David McBride said: “The first two pieces I found were a spout. I thought at first it was just pottery from Tresco Gallery and that someone had brought it back to the boat, broken it and thrown it overboard. We sat on it for a while then I had another look the following year and I started to recover ten-inch pieces of Saintonge green glaze, now it’s up to 400 pieces.
“If it is confirmed a wreck then it will be the only wreck of this era in the whole country. People find small pieces of Saintonge, about two inches perhaps, which is what makes this a remarkable find, to come up with complete handles.
“I think if an excavation is allowed, from what I have seen so far, it would not be long before complete items were found, everything is coming up like it was buried yesterday.”
David has also found an antelope or deer horn which is shaped like a tool, neatly fashioned and about six inches long. “The fact that everything is from the same era really points towards it being a wreck.

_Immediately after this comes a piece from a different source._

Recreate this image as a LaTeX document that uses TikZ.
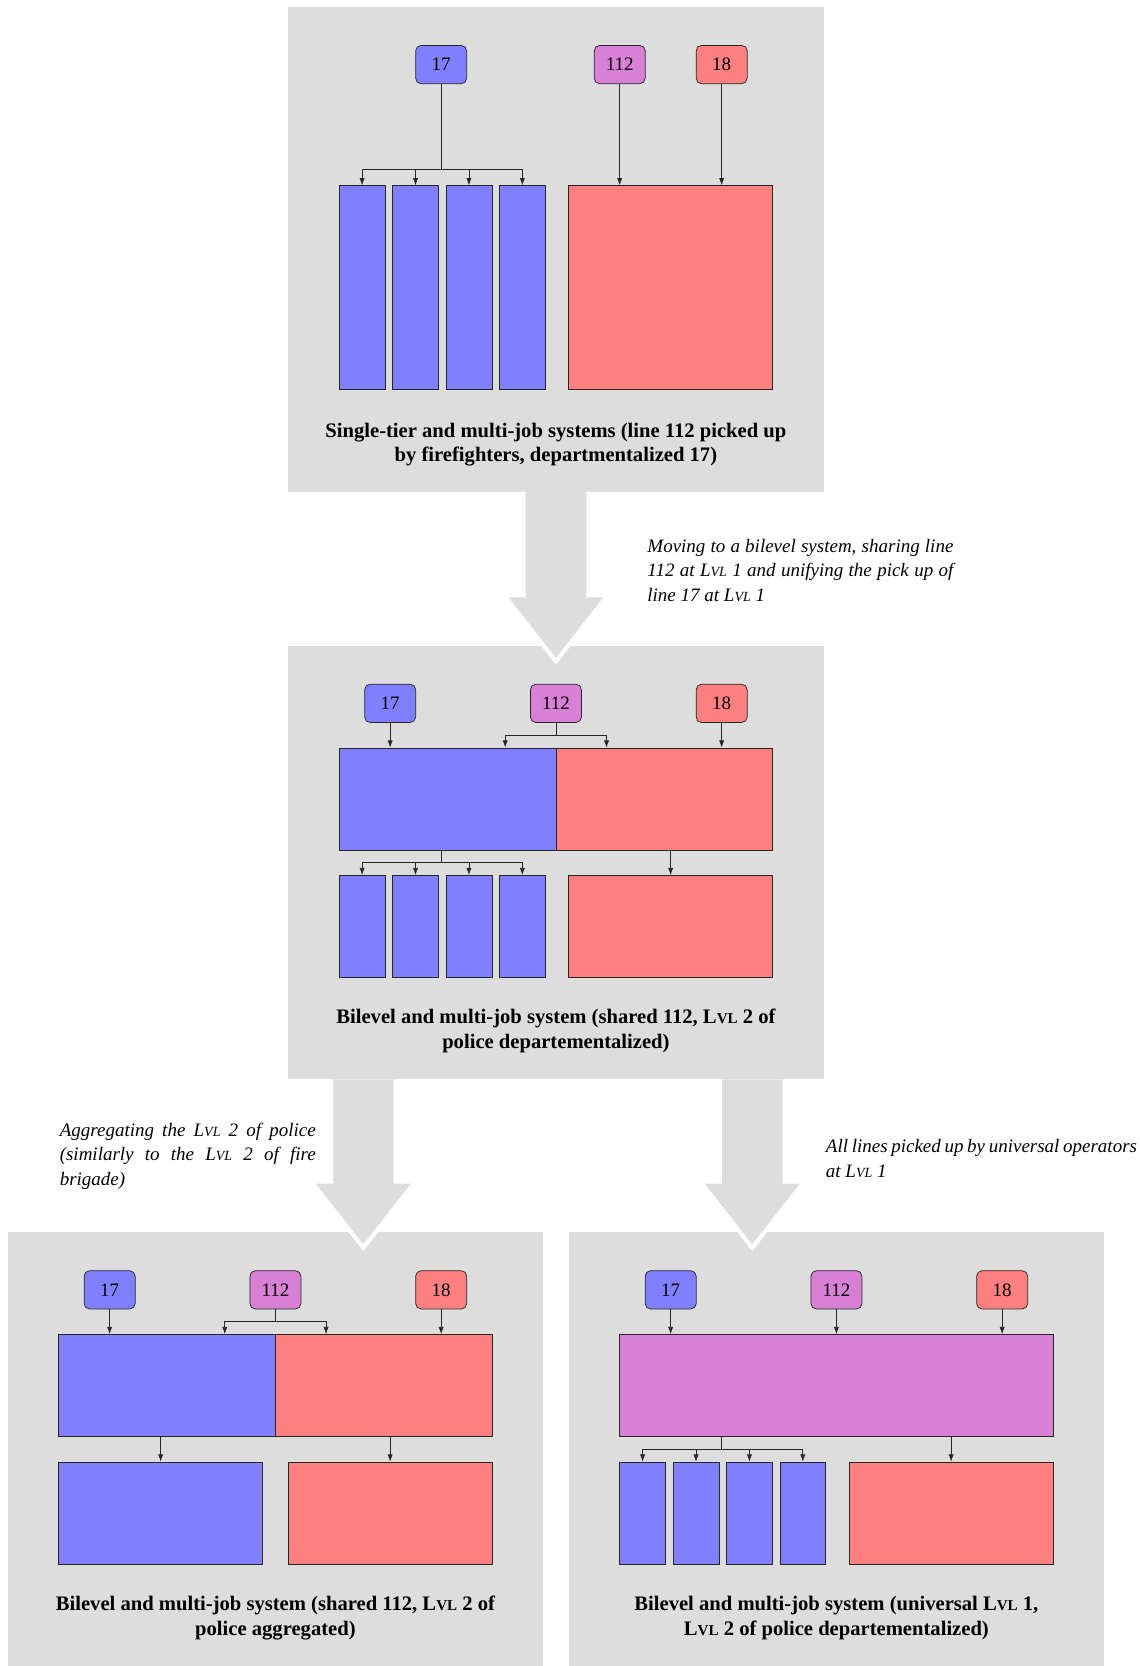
\documentclass[tikz,border=0pt]{standalone}
\usepackage{fontspec}
\setmainfont{Liberation Serif}
\usetikzlibrary{
  arrows.meta,
  positioning
}
\definecolor{panelgray}{RGB}{221,221,221}
\definecolor{policeblue}{RGB}{128,128,255}
\definecolor{firered}{RGB}{255,128,128}
\definecolor{sharedpurple}{RGB}{216,128,214}
\newcommand{\lvl}{L{\fontsize{7.8}{9}\selectfont VL}}
\newcommand{\lvlb}{L{\fontsize{8.4}{9}\selectfont VL}}

\begin{document}
\begin{tikzpicture}[
  x=0.5cm, y=0.5cm,
  panel/.style={fill=panelgray, inner sep=0pt, minimum width=10.5cm},
  callbox/.style={
    rounded corners=3pt,
    draw=black!85,
    align=center,
    font=\fontsize{10.6}{13}\selectfont,
    minimum width=1cm,
    minimum height=0.75cm,
    inner sep=0pt
  },
  unit/.style={draw=black!85, inner sep=0pt, minimum height=2cm},
  tallbar/.style={unit, fill=policeblue, minimum width=0.9cm, minimum height=4cm},
  shortbar/.style={unit, fill=policeblue, minimum width=0.9cm},
  caption/.style={align=center, font=\bfseries\fontsize{11.5}{13.8}\selectfont, inner sep=0pt},
  note/.style={align=justify, font=\itshape\fontsize{10.6}{13.6}\selectfont, inner sep=0pt, anchor=west},
  conn/.style={-{Latex[length=1.4mm,width=1mm]}, draw=black!85},
  bigarrow/.style={fill=panelgray, draw=white, line width=0.8mm, line join=miter}
]
\useasboundingbox (0,0) rectangle (44.667,65.333);

% panels
\node[panel, minimum height=9.5cm] (p1) at (21.8,55.55) {};
\node[panel, minimum height=8.5cm] (p2) at (21.8,31.5) {};
\node[panel, minimum height=8.5cm] (p3) at (10.8,8.5) {};
\node[panel, minimum height=8.5cm] (p4) at (32.8,8.5) {};

% transitions
\path[bigarrow] (20.53,46.05) -- (20.53,42) -- (19.76,42) -- (21.8,39.4) -- (23.84,42) -- (23.07,42) -- (23.07,46.05);
\path[bigarrow] (12.98,23) -- (12.98,19) -- (12.21,19) -- (14.25,16.4) -- (16.29,19) -- (15.52,19) -- (15.52,23);
\path[bigarrow] (28.23,23) -- (28.23,19) -- (27.46,19) -- (29.5,16.4) -- (31.54,19) -- (30.77,19) -- (30.77,23);

\node[note, text width=6cm] (mv1) at (25.375,42.96) {Moving to a bilevel system, sharing line 112 at \lvl{} 1 and unifying the pick up of line 17 at \lvl{} 1};
\node[note, text width=5.02cm] (mv2) at (2.33,20.0) {Aggregating the \lvl{} 2 of police (similarly to the \lvl{} 2 of fire brigade)};
\node[note, text width=6.1cm] (mv3) at (32.375,19.9) {All lines picked up by universal operators at \lvl{} 1};

% single-tier
\node[callbox, fill=policeblue] (a17) at (17.3,62.8) {17};
\node[callbox, fill=sharedpurple] (a112) at (24.3,62.8) {112};
\node[callbox, fill=firered] (a18) at (28.3,62.8) {18};
\node[tallbar] (a1) at (14.2,54.05) {};
\node[tallbar, right=0.1333cm of a1] (a2) {};
\node[tallbar, right=0.1333cm of a2] (a3) {};
\node[tallbar, right=0.1333cm of a3] (a4) {};
\node[unit, fill=firered, minimum width=4cm, minimum height=4cm] (ared) at (26.3,54.05) {};
\coordinate (aj) at (17.3,58.675);
\draw[draw=black!85] (a17) -- (aj);
\foreach \b in {a1,a2,a3,a4} \draw[conn] (aj) -| (\b.north);
\draw[conn] (a112) -- (a112 |- ared.north);
\draw[conn] (a18) -- (a18 |- ared.north);
\node[caption] (acap) at (21.8,47.9) {Single-tier and multi-job systems (line 112 picked up\\by firefighters, departmentalized 17)};

% bilevel, shared 112
\node[callbox, fill=policeblue] (b17) at (15.3,37.75) {17};
\node[callbox, fill=sharedpurple] (b112) at (21.8,37.75) {112};
\node[callbox, fill=firered] (b18) at (28.3,37.75) {18};
\node[unit, fill=policeblue, minimum width=4.25cm] (bblue) at (17.55,34) {};
\node[unit, fill=firered, minimum width=4.25cm] (bred) at (26.05,34) {};
\node[shortbar] (b1) at (14.2,29) {};
\node[shortbar, right=0.1333cm of b1] (b2) {};
\node[shortbar, right=0.1333cm of b2] (b3) {};
\node[shortbar, right=0.1333cm of b3] (b4) {};
\node[unit, fill=firered, minimum width=4cm] (bsmall) at (26.3,29) {};
\coordinate (bk) at (21.8,36.5);
\coordinate (bj) at (17.3,31.5);
\draw[conn] (b17) -- (b17 |- bblue.north);
\draw[conn] (b18) -- (b18 |- bred.north);
\draw[draw=black!85] (b112) -- (bk);
\draw[conn] (bk) -| ([xshift=-1cm]bblue.north east);
\draw[conn] (bk) -| ([xshift=1cm]bred.north west);
\draw[draw=black!85] (bj |- bblue.south) -- (bj);
\foreach \b in {b1,b2,b3,b4} \draw[conn] (bj) -| (\b.north);
\draw[conn] (bred.south -| bsmall) -- (bsmall);
\node[caption] (bcap) at (21.8,24.9) {Bilevel and multi-job system (shared 112, \lvlb{} 2 of\\police departementalized)};

% police aggregated
\node[callbox, fill=policeblue] (c17) at (4.3,14.75) {17};
\node[callbox, fill=sharedpurple] (c112) at (10.8,14.75) {112};
\node[callbox, fill=firered] (c18) at (17.3,14.75) {18};
\node[unit, fill=policeblue, minimum width=4.25cm] (cblue) at (6.55,11) {};
\node[unit, fill=firered, minimum width=4.25cm] (cred) at (15.05,11) {};
\node[unit, fill=policeblue, minimum width=4cm] (cbluesmall) at (6.3,6) {};
\node[unit, fill=firered, minimum width=4cm] (credsmall) at (15.3,6) {};
\coordinate (ck) at (10.8,13.5);
\draw[conn] (c17) -- (c17 |- cblue.north);
\draw[conn] (c18) -- (c18 |- cred.north);
\draw[draw=black!85] (c112) -- (ck);
\draw[conn] (ck) -| ([xshift=-1cm]cblue.north east);
\draw[conn] (ck) -| ([xshift=1cm]cred.north west);
\draw[conn] (cblue.south -| cbluesmall) -- (cbluesmall);
\draw[conn] (cred.south -| credsmall) -- (credsmall);
\node[caption] (ccap) at (10.8,1.87) {Bilevel and multi-job system (shared 112, \lvlb{} 2 of\\police aggregated)};

% universal operators
\node[callbox, fill=policeblue] (d17) at (26.3,14.75) {17};
\node[callbox, fill=sharedpurple] (d112) at (32.8,14.75) {112};
\node[callbox, fill=firered] (d18) at (39.3,14.75) {18};
\node[unit, fill=sharedpurple, minimum width=8.5cm] (dall) at (32.8,11) {};
\node[shortbar] (d1) at (25.2,6) {};
\node[shortbar, right=0.1333cm of d1] (d2) {};
\node[shortbar, right=0.1333cm of d2] (d3) {};
\node[shortbar, right=0.1333cm of d3] (d4) {};
\node[unit, fill=firered, minimum width=4cm] (dred) at (37.3,6) {};
\coordinate (dj) at (28.3,8.5);
\draw[conn] (d17) -- (d17 |- dall.north);
\draw[conn] (d112) -- (d112 |- dall.north);
\draw[conn] (d18) -- (d18 |- dall.north);
\draw[draw=black!85] (dj |- dall.south) -- (dj);
\foreach \b in {d1,d2,d3,d4} \draw[conn] (dj) -| (\b.north);
\draw[conn] (dall.south -| dred) -- (dred);
\node[caption] (dcap) at (32.8,1.87) {Bilevel and multi-job system (universal \lvlb{} 1,\\\lvlb{} 2 of police departementalized)};

\end{tikzpicture}
\end{document}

“We’ll continue to monitor the site and make sure there are no problems. Any excavations would have to be done in the winter and done very sensitively because there are two prime moorings in this area. It is in such a high profile area we would know within seconds if anyone unauthorised tried to interfere and in any case it’s not as though it is a wreck containing treasure.”
David, who went to college at Plymouth and studied photographic art, is a fully qualified surface and underwater photographer. He worked offshore in the North Sea on oil rigs, left and joined the Royal Navy and served eight years in the weapons electrical branch. A father of two, he settled in the Isles of Scilly where he runs a dive charter boat, Tiburon, an Offshore 105 fibreglass boat which can carry 12 divers and two crew.
His father Peter McBride, an officer in the RN, taught David to dive when he was 12. David has been involved in marine archaeological expeditions before, most notably with his father on the Coronation, a wreck which sank during a storm off Plymouth in 1691.